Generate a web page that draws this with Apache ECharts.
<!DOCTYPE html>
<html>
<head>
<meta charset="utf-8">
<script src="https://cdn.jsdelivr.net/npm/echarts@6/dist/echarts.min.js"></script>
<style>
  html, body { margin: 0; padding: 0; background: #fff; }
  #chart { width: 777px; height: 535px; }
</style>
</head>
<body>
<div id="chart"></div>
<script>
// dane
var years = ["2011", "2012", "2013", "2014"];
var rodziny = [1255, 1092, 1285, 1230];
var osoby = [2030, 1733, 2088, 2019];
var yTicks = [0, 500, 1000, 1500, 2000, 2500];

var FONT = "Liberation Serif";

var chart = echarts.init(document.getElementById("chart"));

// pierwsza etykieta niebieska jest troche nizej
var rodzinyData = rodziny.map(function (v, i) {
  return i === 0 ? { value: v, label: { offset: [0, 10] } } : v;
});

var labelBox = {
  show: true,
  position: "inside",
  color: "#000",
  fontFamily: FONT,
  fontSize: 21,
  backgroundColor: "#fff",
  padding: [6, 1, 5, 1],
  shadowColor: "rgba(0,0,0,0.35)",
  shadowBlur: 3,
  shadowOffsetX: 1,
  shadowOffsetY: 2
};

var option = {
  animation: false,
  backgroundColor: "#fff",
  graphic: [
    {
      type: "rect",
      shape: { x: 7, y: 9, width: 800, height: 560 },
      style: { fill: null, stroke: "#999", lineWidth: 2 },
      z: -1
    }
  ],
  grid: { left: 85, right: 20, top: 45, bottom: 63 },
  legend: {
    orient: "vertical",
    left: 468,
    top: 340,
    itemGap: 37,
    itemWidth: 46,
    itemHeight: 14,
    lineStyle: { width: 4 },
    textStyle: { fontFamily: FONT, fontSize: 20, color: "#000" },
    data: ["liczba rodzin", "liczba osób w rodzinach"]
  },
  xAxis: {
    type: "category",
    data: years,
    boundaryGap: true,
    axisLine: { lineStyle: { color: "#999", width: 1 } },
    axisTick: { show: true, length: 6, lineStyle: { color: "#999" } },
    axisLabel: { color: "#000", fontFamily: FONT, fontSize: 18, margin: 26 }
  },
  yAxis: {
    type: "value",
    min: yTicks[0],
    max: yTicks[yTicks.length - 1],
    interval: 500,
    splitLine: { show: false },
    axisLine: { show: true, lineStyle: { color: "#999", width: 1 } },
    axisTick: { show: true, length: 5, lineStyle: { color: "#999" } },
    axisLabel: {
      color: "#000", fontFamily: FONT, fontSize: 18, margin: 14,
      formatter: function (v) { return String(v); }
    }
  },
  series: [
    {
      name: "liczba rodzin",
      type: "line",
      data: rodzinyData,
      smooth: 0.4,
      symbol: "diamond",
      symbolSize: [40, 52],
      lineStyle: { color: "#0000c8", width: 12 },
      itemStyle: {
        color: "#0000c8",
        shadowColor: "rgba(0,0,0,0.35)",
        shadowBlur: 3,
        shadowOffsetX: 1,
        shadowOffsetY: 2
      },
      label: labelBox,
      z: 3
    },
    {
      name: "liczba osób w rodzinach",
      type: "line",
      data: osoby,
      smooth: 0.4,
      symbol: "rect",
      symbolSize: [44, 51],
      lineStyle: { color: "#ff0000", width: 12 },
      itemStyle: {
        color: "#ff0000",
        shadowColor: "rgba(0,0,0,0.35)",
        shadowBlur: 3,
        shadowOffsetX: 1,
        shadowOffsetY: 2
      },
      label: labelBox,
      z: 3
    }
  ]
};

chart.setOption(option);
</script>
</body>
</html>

EXERCISE DIRECTIONS |
Quote the data above in full, changing nothing.

ANSWER TO THIS TASK |
Generate a web page that draws this with Apache ECharts.
<!DOCTYPE html>
<html>
<head>
<meta charset="utf-8">
<script src="https://cdn.jsdelivr.net/npm/echarts@6/dist/echarts.min.js"></script>
<style>
  html, body { margin: 0; padding: 0; background: #fff; }
  #chart { width: 777px; height: 535px; }
</style>
</head>
<body>
<div id="chart"></div>
<script>
// dane
var years = ["2011", "2012", "2013", "2014"];
var rodziny = [1255, 1092, 1285, 1230];
var osoby = [2030, 1733, 2088, 2019];
var yTicks = [0, 500, 1000, 1500, 2000, 2500];

var FONT = "Liberation Serif";

var chart = echarts.init(document.getElementById("chart"));

// pierwsza etykieta niebieska jest troche nizej
var rodzinyData = rodziny.map(function (v, i) {
  return i === 0 ? { value: v, label: { offset: [0, 10] } } : v;
});

var labelBox = {
  show: true,
  position: "inside",
  color: "#000",
  fontFamily: FONT,
  fontSize: 21,
  backgroundColor: "#fff",
  padding: [6, 1, 5, 1],
  shadowColor: "rgba(0,0,0,0.35)",
  shadowBlur: 3,
  shadowOffsetX: 1,
  shadowOffsetY: 2
};

var option = {
  animation: false,
  backgroundColor: "#fff",
  graphic: [
    {
      type: "rect",
      shape: { x: 7, y: 9, width: 800, height: 560 },
      style: { fill: null, stroke: "#999", lineWidth: 2 },
      z: -1
    }
  ],
  grid: { left: 85, right: 20, top: 45, bottom: 63 },
  legend: {
    orient: "vertical",
    left: 468,
    top: 340,
    itemGap: 37,
    itemWidth: 46,
    itemHeight: 14,
    lineStyle: { width: 4 },
    textStyle: { fontFamily: FONT, fontSize: 20, color: "#000" },
    data: ["liczba rodzin", "liczba osób w rodzinach"]
  },
  xAxis: {
    type: "category",
    data: years,
    boundaryGap: true,
    axisLine: { lineStyle: { color: "#999", width: 1 } },
    axisTick: { show: true, length: 6, lineStyle: { color: "#999" } },
    axisLabel: { color: "#000", fontFamily: FONT, fontSize: 18, margin: 26 }
  },
  yAxis: {
    type: "value",
    min: yTicks[0],
    max: yTicks[yTicks.length - 1],
    interval: 500,
    splitLine: { show: false },
    axisLine: { show: true, lineStyle: { color: "#999", width: 1 } },
    axisTick: { show: true, length: 5, lineStyle: { color: "#999" } },
    axisLabel: {
      color: "#000", fontFamily: FONT, fontSize: 18, margin: 14,
      formatter: function (v) { return String(v); }
    }
  },
  series: [
    {
      name: "liczba rodzin",
      type: "line",
      data: rodzinyData,
      smooth: 0.4,
      symbol: "diamond",
      symbolSize: [40, 52],
      lineStyle: { color: "#0000c8", width: 12 },
      itemStyle: {
        color: "#0000c8",
        shadowColor: "rgba(0,0,0,0.35)",
        shadowBlur: 3,
        shadowOffsetX: 1,
        shadowOffsetY: 2
      },
      label: labelBox,
      z: 3
    },
    {
      name: "liczba osób w rodzinach",
      type: "line",
      data: osoby,
      smooth: 0.4,
      symbol: "rect",
      symbolSize: [44, 51],
      lineStyle: { color: "#ff0000", width: 12 },
      itemStyle: {
        color: "#ff0000",
        shadowColor: "rgba(0,0,0,0.35)",
        shadowBlur: 3,
        shadowOffsetX: 1,
        shadowOffsetY: 2
      },
      label: labelBox,
      z: 3
    }
  ]
};

chart.setOption(option);
</script>
</body>
</html>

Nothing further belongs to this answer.